If you choose to trade CFDs, you can follow the DOT performance live in US dollars with our comprehensive DOT/USD price chart.
Monitoring the cryptocurrency’s activity can help you to keep an eye out for any key fundamental or technical events that may affect short-term movements in its value.
How to keep and store polkadot (DOT)
After purchasing DOT, you can store it in a cryptocurrency wallet. Options include:
- Software wallets – specialist desktop or mobile wallets like Nova Wallet, Polkawallet and imToken.
- Hardware wallets – physical devices like Ledger Nano S/X and Trezor provide secure offline storage, protecting your DOT from online threats.
It's important to ensure your wallet is secure and to keep your private keys safe.
Alternatively, if you trade on the DOT/USD price via CFDs, you don’t have to worry about storing or securing the underlying asset.
How to trade polkadot (DOT)
Polkadot (DOT) is a cryptocurrency, meaning that it can be traded directly on a cryptocurrency exchange or peer-to-peer. Traders may also choose to trade DOT via a derivative, a financial product that takes (or ‘derives’) its value from the price of the underlying asset.

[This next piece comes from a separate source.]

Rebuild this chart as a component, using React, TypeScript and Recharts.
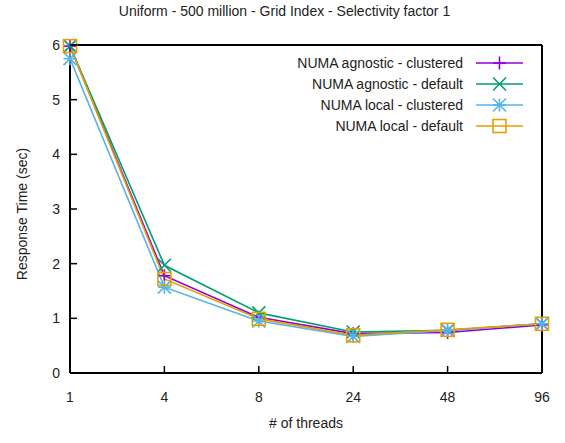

You could use a contract for difference, or CFD, to trade on the price of DOT pairs. A CFD is a contract, typically between a broker and a trader, where one party agrees to pay the other the difference in the value of a security, between the opening and closing of the trade.
You can use CFDs to trade on whether you think DOT/USD will rise (called ‘going long’) or fall (‘going short’). CFDs give you access to leverage, or margin trading, allowing larger positions with a relatively small outlay. This amplifies your potential profits, but also your potential losses, making CFD trading risky.
You can learn more about trading cryptocurrencies with Capital.com in our comprehensive guide to cryptocurrency trading.
Aside from CFDs, you can also trade DOT through instruments like futures, options, ETFs and mutual funds. Each offers an alternative to the leveraged trading of CFDs, suiting different risk profiles and investment strategies.